This is at least the second time that Loftus has brought this up in his book. Scripture repeatedly states that God disapproved of such acts as abominable, evil, and wicked. It couldn’t be more clear and definite than it is. But since Loftus can’t trouble himself to discover that, I’ve collected the passages in my paper on the topic: for folks who are actually willing to give the Bible and God a fair shake (rather than cherry-pick what merely appears to support his case, and ignoring passages that don’t.
The prophet Jeremiah did not like some of the scribes, so God told him [cites Jeremiah 8:7-9]:
Jeremiah 8:7b-9a (RSV) . . . my people know not the ordinance of the LORD. [8] “How can you say, `We are wise, and the law of the LORD is with us’? But, behold, the false pen of the scribes has made it into a lie. [9] The wise men shall be put to shame, they shall be dismayed and taken; . . .

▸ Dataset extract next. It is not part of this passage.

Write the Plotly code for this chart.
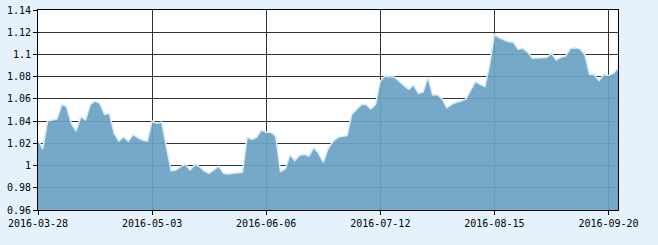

What did God just say to Jeremiah? He said lying scribes have falsely altered the law and that there are lies in it! Jeremiah even denies God instituted the priestly sacrificial system. God says through him [he cites Jeremiah 7:22-23, omitting the first part of 7:22, which I include]:
Jeremiah 7:22-23 For in the day that I brought them out of the land of Egypt, I did not speak to your fathers or command them concerning burnt offerings and sacrifices. [23] But this command I gave them, ‘Obey my voice, and I will be your God, and you shall be my people; and walk in all the way that I command you, that it may be well with you.’

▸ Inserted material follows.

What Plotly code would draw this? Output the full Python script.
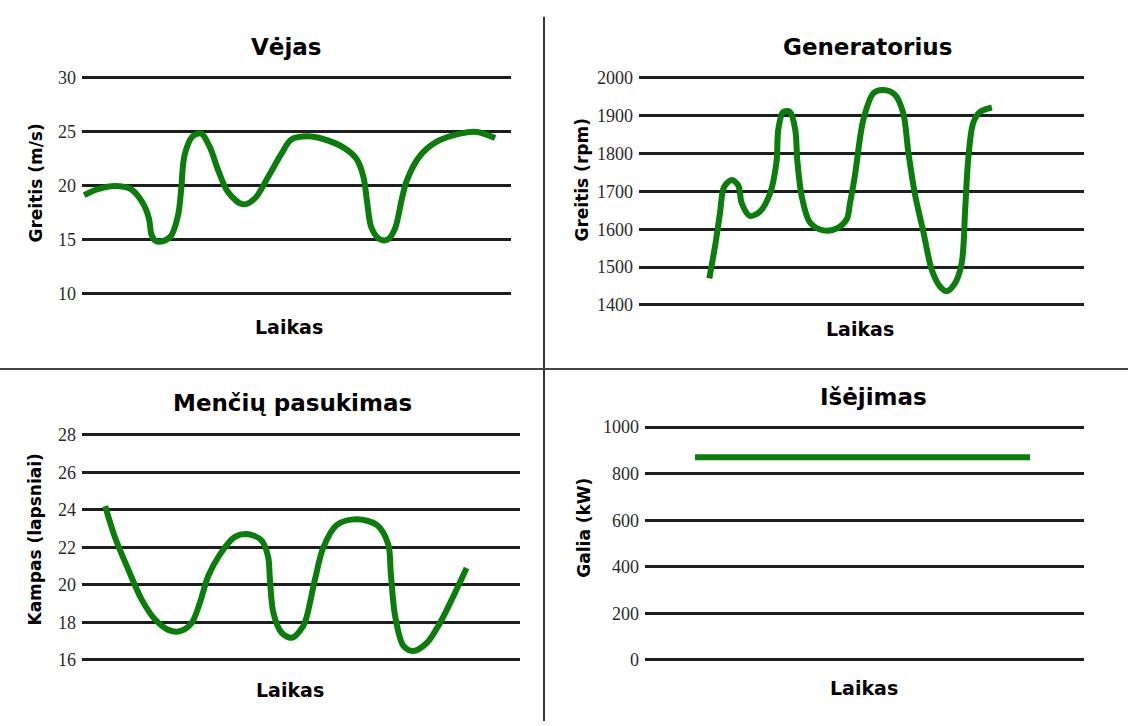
import plotly.graph_objects as go

W, H = 1128, 726

# ---------------- data ----------------
# Panel 1: Vėjas (wind speed, m/s)
wind_t = [0.5, 3.7, 7.7, 11.4, 14.2, 15.6, 16.2, 17.2, 18.4, 20.7, 22.4, 23.1, 23.9,
          25.8, 27.8, 29.8, 31.7, 34.0, 37.5, 40.3, 43.4, 46.5, 48.8, 52.7, 56.2,
          60.8, 64.0, 65.6, 66.4, 67.5, 69.5, 71.3, 73.0, 74.5, 75.7, 78.8, 82.7,
          88.1, 92.0, 96.3]
wind_v = [19.15, 19.7, 20.0, 19.7, 18.4, 17.0, 15.5, 14.9, 14.85, 15.35, 17.3, 19.6,
          22.85, 24.6, 24.85, 23.6, 21.5, 19.45, 18.3, 18.85, 20.85, 23.0, 24.3, 24.6,
          24.35, 23.6, 22.5, 20.85, 18.7, 16.1, 15.05, 15.05, 16.1, 18.7, 20.5, 22.8,
          24.1, 24.85, 25.0, 24.45]
wind_ticks = [10, 15, 20, 25, 30]

# Panel 2: Generatorius (rpm)
gen_t = [15.8, 17.1, 18.2, 19.1, 20.8, 22.3, 23.1, 24.9, 27.2, 29.4, 30.9, 31.3, 32.4,
         33.9, 35.1, 35.6, 36.6, 38.4, 41.4, 44.4, 46.7, 47.4, 48.5, 50.4, 52.7, 54.9,
         57.5, 59.4, 60.5, 62.0, 63.9, 65.8, 67.6, 69.1, 71.0, 72.5, 73.3, 74.0, 75.1,
         76.6, 79.3]
gen_v = [1470, 1556, 1643, 1711, 1730, 1716, 1668, 1635, 1647, 1693, 1778, 1864, 1910,
         1910, 1864, 1778, 1685, 1618, 1597, 1602, 1627, 1668, 1740, 1889, 1960, 1968,
         1956, 1906, 1806, 1693, 1593, 1492, 1449, 1436, 1457, 1509, 1652, 1788, 1881,
         1910, 1922]
gen_ticks = [1400, 1500, 1600, 1700, 1800, 1900, 2000]

# Panel 3: Menčių pasukimas (pitch angle, degrees)
pitch_t = [5.3, 7.5, 10.6, 13.6, 16.7, 19.7, 22.4, 25.0, 26.9, 28.8, 31.5, 34.9, 38.0,
           41.0, 42.5, 42.9, 43.7, 45.6, 47.9, 50.5, 51.3, 53.2, 55.1, 58.2, 62.7,
           67.3, 69.9, 70.5, 71.5, 73.4, 75.6, 78.7, 81.7, 84.8, 87.8]
pitch_v = [24.2, 22.56, 20.8, 19.23, 18.15, 17.6, 17.53, 17.96, 19.04, 20.46, 21.63,
           22.56, 22.7, 22.37, 21.49, 20.3, 18.5, 17.44, 17.18, 17.8, 18.3, 20.3, 22.0,
           23.2, 23.5, 23.2, 22.18, 20.63, 18.32, 16.74, 16.47, 16.9, 17.96, 19.4, 20.9]
pitch_ticks = [16, 18, 20, 22, 24, 26, 28]

# Panel 4: Išėjimas (output power, kW)
power_t = [11.4, 87.7]
power_v = [870, 870]
power_ticks = [0, 200, 400, 600, 800, 1000]

titles = ["Vėjas", "Generatorius", "Menčių pasukimas", "Išėjimas"]
ytitles = ["Greitis (m/s)", "Greitis (rpm)", "Kampas (lapsniai)", "Galia (kW)"]
xtitle = "Laikas"

# ---------------- layout helpers ----------------
PAD = 5


def ydom(ptop, pbot):
    return [1 - (pbot + PAD) / H, 1 - (ptop - PAD) / H]


def yrng(lo, hi, ptop, pbot):
    u = (hi - lo) / (pbot - ptop) * PAD
    return [lo - u, hi + u]


# (x_left_px, x_right_px, y_top_px, y_bottom_px)
boxes = [
    (82, 511, 74, 293),
    (639, 1084, 74, 304),
    (82, 520, 436, 664),
    (645, 1084, 428, 664),
]
series = [(wind_t, wind_v, wind_ticks), (gen_t, gen_v, gen_ticks),
          (pitch_t, pitch_v, pitch_ticks), (power_t, power_v, power_ticks)]

GREEN = "#0b7d0b"
GRID = "#1e1e1e"
tickfont = dict(family="Liberation Serif, DejaVu Serif, serif", size=18, color="#2a2a2a")

fig = go.Figure()
layout = dict(
    width=W, height=H, margin=dict(l=0, r=0, t=0, b=0),
    paper_bgcolor="white", plot_bgcolor="white", showlegend=False,
)

for i, ((t, v, ticks), (xl, xr, yt, yb)) in enumerate(zip(series, boxes)):
    n = "" if i == 0 else str(i + 1)
    shape = "spline" if i < 3 else "linear"
    fig.add_trace(go.Scatter(
        x=t, y=v, mode="lines",
        line=dict(color=GREEN, width=6, shape=shape, smoothing=0.9),
        xaxis="x" + n, yaxis="y" + n, hoverinfo="skip",
    ))
    layout["xaxis" + n] = dict(
        domain=[xl / W, xr / W], range=[0, 100], anchor="y" + n,
        showgrid=False, zeroline=False, showticklabels=False, ticks="",
        showline=False, fixedrange=True,
    )
    layout["yaxis" + n] = dict(
        domain=ydom(yt, yb), range=yrng(min(ticks), max(ticks), yt, yb),
        anchor="x" + n, tickmode="array", tickvals=ticks,
        ticktext=[str(k) for k in ticks],
        showgrid=True, gridcolor=GRID, gridwidth=3, zeroline=False,
        showline=False, ticks="", tickfont=tickfont, ticklabelstandoff=5,
        fixedrange=True,
    )

fig.update_layout(**layout)

# titles and axis labels
title_pos = [(286, 43), (868, 43), (293, 404), (873, 397)]
xlab_pos = [(289, 327), (860, 329), (290, 695), (864, 693)]
ylab_pos = [(36, 181), (582, 177), (35, 542), (584, 530)]
ann = []
for i in range(4):
    tx, ty = title_pos[i]
    ann.append(dict(text="<b>%s</b>" % titles[i], x=tx / W, y=1 - ty / H,
                    xref="paper", yref="paper", showarrow=False,
                    xanchor="center", yanchor="middle",
                    font=dict(family="DejaVu Sans", size=23, color="black")))
    lx, ly = xlab_pos[i]
    ann.append(dict(text="<b>%s</b>" % xtitle, x=lx / W, y=1 - ly / H,
                    xref="paper", yref="paper", showarrow=False,
                    xanchor="center", yanchor="middle",
                    font=dict(family="DejaVu Sans", size=19, color="black")))
    yx, yy = ylab_pos[i]
    ann.append(dict(text="<b>%s</b>" % ytitles[i], x=yx / W, y=1 - yy / H,
                    xref="paper", yref="paper", showarrow=False, textangle=-90,
                    xanchor="center", yanchor="middle",
                    font=dict(family="DejaVu Sans", size=17, color="black")))
fig.update_layout(annotations=ann)

# panel separators
fig.update_layout(shapes=[
    dict(type="line", xref="paper", yref="paper", x0=544 / W, x1=544 / W,
         y0=0, y1=1 - 12 / H, line=dict(color="#333333", width=2)),
    dict(type="line", xref="paper", yref="paper", x0=0, x1=1,
         y0=1 - 369 / H, y1=1 - 369 / H, line=dict(color="#444444", width=2)),
])

fig.write_html("out.html",
               config={"displayModeBar": False, "staticPlot": False},
               post_script="document.body.style.margin='0px';"
                           "document.body.style.overflow='hidden';")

. . . Jeremiah “denies categorically that a command to offer sacrifice was part of the divine law at all,” [he cited Burton Scott Easton] even though in the book of Leviticus, Moses supposedly gave detailed instruction about who were to offer sacrifices, where they were to do so, and how. (p. 300)

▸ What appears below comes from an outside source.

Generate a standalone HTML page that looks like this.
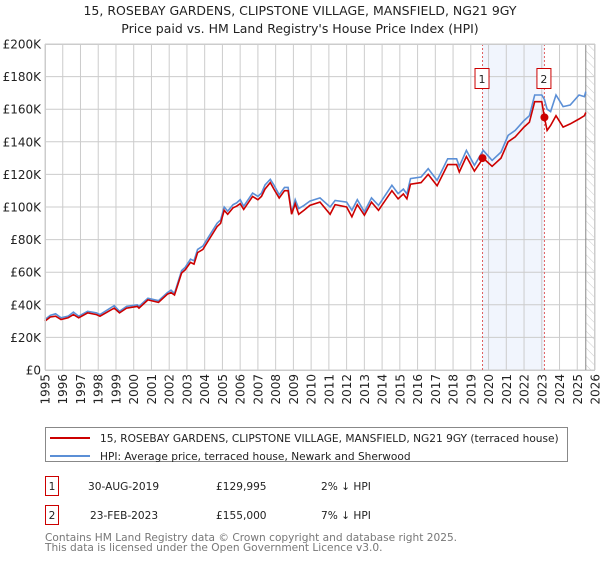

Concerning Jeremiah 8:7-9, Pulpit Commentary explains:
Jeremiah is evidently addressing the priests and the prophets, whom he so constantly described as among the chief causes of Judah’s ruin (comp. Ver. 10; Jeremiah 2:8, 26; Jeremiah 4:9; Jeremiah 5:31), and who, in Isaiah’s day, regarded it as an unwarrantable assumption on the part of that prophet to pretend to instruct them in their duty (Isaiah 28:9). The law of the Lord is with us. “With us;” i.e. in our hands and mouths. (comp. Psalm 1:16). The word torah, commonly rendered” Law,” is ambiguous, and a difference of opinion as to the meaning of this verse is inevitable. Some think these self-styled “wise” men reject Jeremiah’s counsels on the ground that they already have the divinely given Law in a written form (comp. Romans 2:17-20), and that the Divine revelation is complete. Others that torah here, as often elsewhere in the prophets (e.g. Isaiah 1:10; Isaiah 8:16; Isaiah 42:4), simply means “instruction,” or “direction,” and describes the authoritative counsel given orally by the priests (Deuteronomy 17:11) and prophets to those who consulted them on points of ritual and practice respectively. The usage of Jeremiah himself favors the latter view (see Jeremiah 2:8; Jeremiah 18:18; and especially Jeremiah 26:4, 5, where “to walk in my Torah” is parallel to “to hearken to the words of my servants the prophets.” The context equally points in this direction. The most natural interpretation, then, is this: The opponents of Jeremiah bade him keep his exhortations to himself, seeing that they themselves were wise and the divinely appointed teachers of the people. To this Jeremiah replies, not (as the Authorized Version renders) Lo, certainly in vain made he it, etc.; but, Yea, behold I for a lie hath it wrought – the lying pen of the scribes (so Authorized Version, margin).
Ellicott’s Commentary for English Readers concurs:
The meaning of the clause is clear. The sophistry of men was turning the truth of God into a lie, and emptying it of its noblest meaning. Already, as in other things, so here, in his protest against the teaching of the scribes, with their traditional and misleading casuistry, Jeremiah appears as foreshadowing the prophet of Nazareth (Matthew 5:20-48; Matthew 23:2-26).
The phrase “made it into a lie: is, I think, obviously, referring to a corruption or distortion of a teaching or practice which was itself good. Hence, later Jesus cites the same Jeremiah with regard to corruption of temple worship:
Luke 19:46 “It is written, ‘My house shall be a house of prayer’; but you have made it a den of robbers.”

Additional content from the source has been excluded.